Марк машинально протянул руку к плечу Ким, но вовремя спохватился.
— Раз уж мы заговорили о мечтах, — осторожно начал он, — может, вы расскажете мне поподробнее об этой профессии няни, которая стала целью вашей жизни. Ужасно хочется знать, откуда взялась эта идея.
Ким помолчала. Марк понимал ее — он тоже не любил, когда ему лезли в душу.
— Я это давно решила. В пятнадцать лет.
Марк удивился, что Ким согласилась ответить на его вопрос. И обрадовался.
— И как же это произошло?
— Ммм… Мы с моими школьными приятелями ездили иногда на метро на Манхаттан, обычно по субботам, но порой и школу прогуливали. Общество было не лучшее, но ведь и времена у меня тогда были не лучшие.
— Расскажите мне о той вашей жизни. Где вы жили, кто вас окружал… Я ведь так у вас и не спросил…
Ким опустила глаза.
— Жила я в Бруклине, с отцом, и никуда оттуда не выезжала. Район, боюсь, не из тех, что описывают в светских хрониках. Но и не самый плохой, — поспешно добавила она. — Дом принадлежал моей бабушке, а после ее смерти отошел папе. Когда я была маленькой, бабушка жила на втором этаже, а мы с папой на первом.
— А где же была ваша мама?
Ким старательно изучала взглядом окрестности. Потом пожала плечами.
— Что вы хотите сказать? Вы этого не знаете?
— Они с папой развелись, когда мне было три года. С тех пор я ее не видела.
На этот раз Марк позволил себе осторожно обнять Ким за плечи. Она, казалось, не заметила этого.
— Как же вы жили? Кто вами занимался?
— Бабушка, пока была жива.
— Сколько же вам было, когда она умерла?
— Девять.
Марк хотел обнять ее крепче, но не решился.
— И что потом?
— Потом я заботилась о себе в основном сама.

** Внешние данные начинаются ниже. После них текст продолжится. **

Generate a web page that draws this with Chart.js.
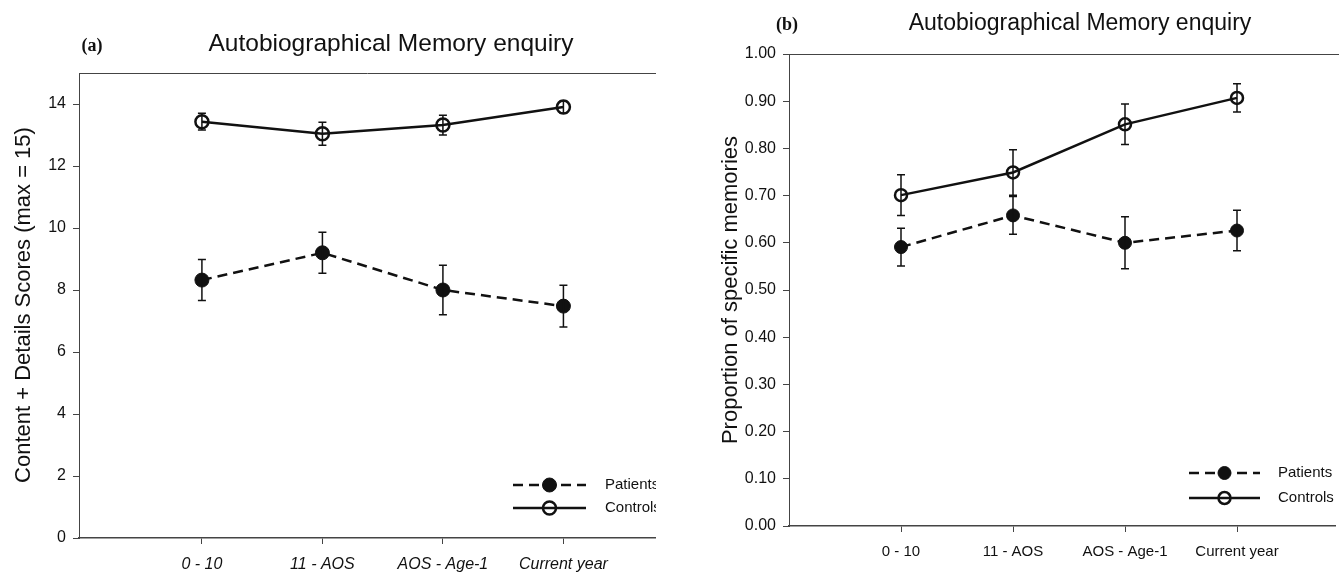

Папа, конечно, был…
— Но что же?
Ким снова неопределенно пожала плечами.
— Он, мягко говоря, злоупотреблял спиртным.
Марк почувствовал, что внутри у него все оборвалось.
— И сильно пил?
— Достаточно. Из-за этого и погиб.
— Да, про аварию я знаю — он пьяный вел машину?
Ким в ответ только несколько раз моргнула.
— Когда же на сцене появилась моя сестра?
— Дайте вспомнить… Когда папа стал с ней встречаться, мне было пятнадцать. Как раз после того случая, о котором я начала рассказывать. Можно я продолжу?
— Конечно, я больше не задаю вопросов. Значит, вы с друзьями ездили на Манхэттан…
— Да… Одним из наших развлечений было терроризировать продавцов. А еще мы любили расположиться где-нибудь возле Центрального парка и потешаться над всеми, кто входил и выходил из своих особняков на Пятой авеню, и над несчастными привратниками тоже. И вот в один прекрасный день я обратила внимание на двух молодых женщин, вышедших из роскошного особняка, хотя могла сказать точно, что сами они не из богатых. Они перешли улицу и направились в нашу сторону. Женщины эти толкали перед собой детские коляски.